O ver para crer na cultura actual ganha novas dimensões muito para além da científica que me parece ser, cada vez menos, a metáfora a usar para as dúvidas de Tomé. A partir do momento em que surgiu a televisão e as pessoas puderam ver, em tempo real, o que está a acontecer do outro lado do mundo, “ver para crer” ganhou uma nova dimensão.
A quantidade de tempo que as pessoas passam em frente a um ecrã a verem vídeos é imensa. De acordo como uma estatística de agosto de 2020, pouco mais de 27 pessoas em 100 vêem mais de 10 horas de vídeos online por semana. Um tempo que corresponde à leitura de 2 livros grossos por semana. Este consumo é um excesso, mas demonstra como somos seres que vivem daquilo que é visual. Demonstra como desejamos ver para nos entreter, conhecer e criar uma visão do mundo. Mas se podemos forjar com a maior das facilidades os conteúdos digitais, o que nos garante que vemos algo real? Nada.
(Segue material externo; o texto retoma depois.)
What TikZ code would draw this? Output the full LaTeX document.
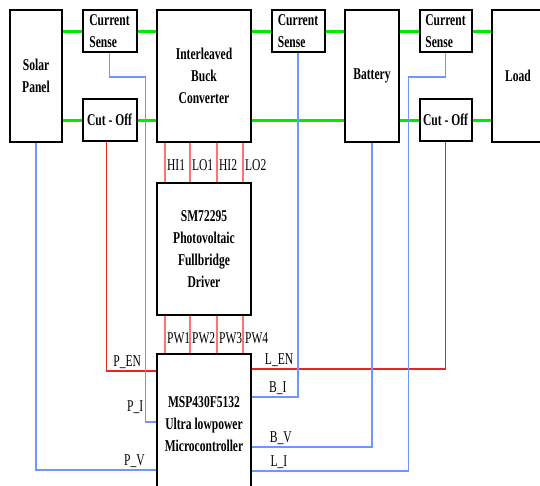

A capacidade que temos de manipular as imagens digitais cresceu exponencialmente. O site https://thispersondoesnotexist.com é capaz de gerar caras de pessoas que não existem com um realismo tal que é difícil acreditar. A partir do momento em que convertemos as imagens capturada em papel químico com uma câmera fotográfica para um sensor CCD que contém píxeis, usando redes contraditórias generativas (generative adversarial network, GAN), podemos manipular as imagens como nunca antes foi possível. Mas o facto de as aparências iludirem é antigo.
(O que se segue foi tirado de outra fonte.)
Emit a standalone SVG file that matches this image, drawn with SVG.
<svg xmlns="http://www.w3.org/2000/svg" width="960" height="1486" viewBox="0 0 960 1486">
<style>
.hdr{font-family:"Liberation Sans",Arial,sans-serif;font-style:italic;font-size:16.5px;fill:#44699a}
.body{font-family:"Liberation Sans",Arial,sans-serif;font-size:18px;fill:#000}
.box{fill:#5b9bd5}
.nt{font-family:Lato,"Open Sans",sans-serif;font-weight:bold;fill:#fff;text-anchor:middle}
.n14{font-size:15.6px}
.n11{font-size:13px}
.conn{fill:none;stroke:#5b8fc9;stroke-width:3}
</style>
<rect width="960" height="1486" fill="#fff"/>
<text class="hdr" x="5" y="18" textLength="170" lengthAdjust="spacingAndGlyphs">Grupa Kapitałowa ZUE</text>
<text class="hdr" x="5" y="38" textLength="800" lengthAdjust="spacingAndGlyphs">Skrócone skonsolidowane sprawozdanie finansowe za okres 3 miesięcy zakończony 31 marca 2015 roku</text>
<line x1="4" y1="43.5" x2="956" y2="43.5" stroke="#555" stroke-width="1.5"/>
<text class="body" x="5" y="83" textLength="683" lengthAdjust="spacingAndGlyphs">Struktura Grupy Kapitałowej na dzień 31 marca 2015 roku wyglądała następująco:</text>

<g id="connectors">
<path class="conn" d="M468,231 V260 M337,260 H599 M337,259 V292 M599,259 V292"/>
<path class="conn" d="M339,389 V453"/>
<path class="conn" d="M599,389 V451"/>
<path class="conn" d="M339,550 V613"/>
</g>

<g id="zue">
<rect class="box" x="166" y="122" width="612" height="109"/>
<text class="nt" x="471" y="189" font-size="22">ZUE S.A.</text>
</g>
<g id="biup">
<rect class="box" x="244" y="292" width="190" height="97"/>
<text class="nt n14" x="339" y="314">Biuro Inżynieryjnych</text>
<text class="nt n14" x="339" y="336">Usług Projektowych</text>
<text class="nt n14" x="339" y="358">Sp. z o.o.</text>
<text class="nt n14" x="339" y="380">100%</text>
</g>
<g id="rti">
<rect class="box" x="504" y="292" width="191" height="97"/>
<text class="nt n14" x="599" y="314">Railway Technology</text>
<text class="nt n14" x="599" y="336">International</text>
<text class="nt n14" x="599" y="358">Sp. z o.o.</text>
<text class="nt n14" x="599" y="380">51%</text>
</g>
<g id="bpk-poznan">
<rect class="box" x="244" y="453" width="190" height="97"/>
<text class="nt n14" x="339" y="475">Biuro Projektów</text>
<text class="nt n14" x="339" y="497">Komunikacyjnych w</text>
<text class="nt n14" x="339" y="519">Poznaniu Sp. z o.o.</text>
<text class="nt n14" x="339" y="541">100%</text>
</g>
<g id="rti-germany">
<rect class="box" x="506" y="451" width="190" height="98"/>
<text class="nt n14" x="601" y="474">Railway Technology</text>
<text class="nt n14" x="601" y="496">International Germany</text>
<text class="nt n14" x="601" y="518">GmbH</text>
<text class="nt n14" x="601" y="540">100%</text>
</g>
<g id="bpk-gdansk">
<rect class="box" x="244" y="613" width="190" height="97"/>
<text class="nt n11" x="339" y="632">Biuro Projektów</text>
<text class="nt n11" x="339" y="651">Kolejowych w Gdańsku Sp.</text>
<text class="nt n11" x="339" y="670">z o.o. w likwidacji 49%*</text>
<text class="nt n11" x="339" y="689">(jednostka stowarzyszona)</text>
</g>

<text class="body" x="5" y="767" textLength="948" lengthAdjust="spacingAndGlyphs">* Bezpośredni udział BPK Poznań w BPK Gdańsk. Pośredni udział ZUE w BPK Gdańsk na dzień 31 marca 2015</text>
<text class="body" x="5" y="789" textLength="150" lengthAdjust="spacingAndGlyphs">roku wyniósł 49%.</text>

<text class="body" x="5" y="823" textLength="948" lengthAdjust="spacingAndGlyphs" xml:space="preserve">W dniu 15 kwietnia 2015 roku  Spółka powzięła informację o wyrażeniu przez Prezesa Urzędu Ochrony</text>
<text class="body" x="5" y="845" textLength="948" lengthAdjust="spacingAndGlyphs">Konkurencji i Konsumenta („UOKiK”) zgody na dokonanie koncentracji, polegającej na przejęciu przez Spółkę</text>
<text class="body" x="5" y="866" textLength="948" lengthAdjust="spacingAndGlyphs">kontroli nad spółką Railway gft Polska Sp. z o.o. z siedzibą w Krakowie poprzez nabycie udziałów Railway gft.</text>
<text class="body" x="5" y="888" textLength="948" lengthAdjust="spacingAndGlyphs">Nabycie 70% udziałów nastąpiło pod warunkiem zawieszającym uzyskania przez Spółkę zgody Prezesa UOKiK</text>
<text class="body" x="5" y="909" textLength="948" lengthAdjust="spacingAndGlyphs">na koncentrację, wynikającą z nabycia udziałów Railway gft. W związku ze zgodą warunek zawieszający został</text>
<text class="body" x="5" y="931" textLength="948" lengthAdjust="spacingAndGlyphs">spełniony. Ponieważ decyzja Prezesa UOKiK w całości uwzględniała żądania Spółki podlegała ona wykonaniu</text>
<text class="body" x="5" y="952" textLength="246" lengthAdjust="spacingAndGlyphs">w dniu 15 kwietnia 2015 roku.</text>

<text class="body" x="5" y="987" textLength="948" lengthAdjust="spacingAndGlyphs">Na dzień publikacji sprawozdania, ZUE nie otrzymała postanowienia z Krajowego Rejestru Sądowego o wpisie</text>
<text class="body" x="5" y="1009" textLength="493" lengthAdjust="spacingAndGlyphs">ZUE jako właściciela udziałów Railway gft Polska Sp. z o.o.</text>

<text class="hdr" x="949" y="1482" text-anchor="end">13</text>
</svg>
Já em 1982, a prestigiada revista National Geopraphic aproximou as pirâmides do Egipto para ficarem melhor na capa. Mas até no Séc. XVI, o retrato de Anne de Cleves feito pelo pintor alemão Hans Holbein, conquistou o coração de Henrique VIII, rei da Inglaterra, mas quando Anne desembarcou, e ele olhou para a pessoa real, foi uma desilusão. Afinal, nem sempre o que se vê nos leva a acreditar naquilo que é real.
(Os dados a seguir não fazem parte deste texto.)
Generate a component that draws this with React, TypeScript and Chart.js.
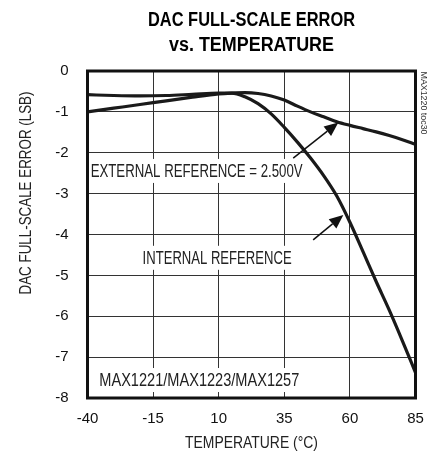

Não sei se Tomé queria ver com os olhos para crer, mas a resposta de Jesus foi um convite a “ver com as mãos”, a tocar. Tocar para ver é uma linguagem mais universal do que olhar para ver por incluir todas as pessoas invisuais. O que Jesus proporciona a Tomé não foi uma experiência visual, mas uma experiência sensível. Porém, quando Jesus lhe diz — «toca» — na prática é como se dissesse sente. E, enquanto a visão estimula o nosso cérebro ao nível dos impulsos eléctricos que fazem do momento presente um verdadeiro instante, uma efemeridade, o tocar que desperta a emoção faz-nos viver o presente ao nível químico. Um processo mais lento e que nos permite saborear o presente.
Ver profundamente é deixar-se tocar no coração que não vemos por ser a totalidade do nosso ser. Por isso, não há forma digital que substitua a experiência sensível de quando Deus nos toca o coração.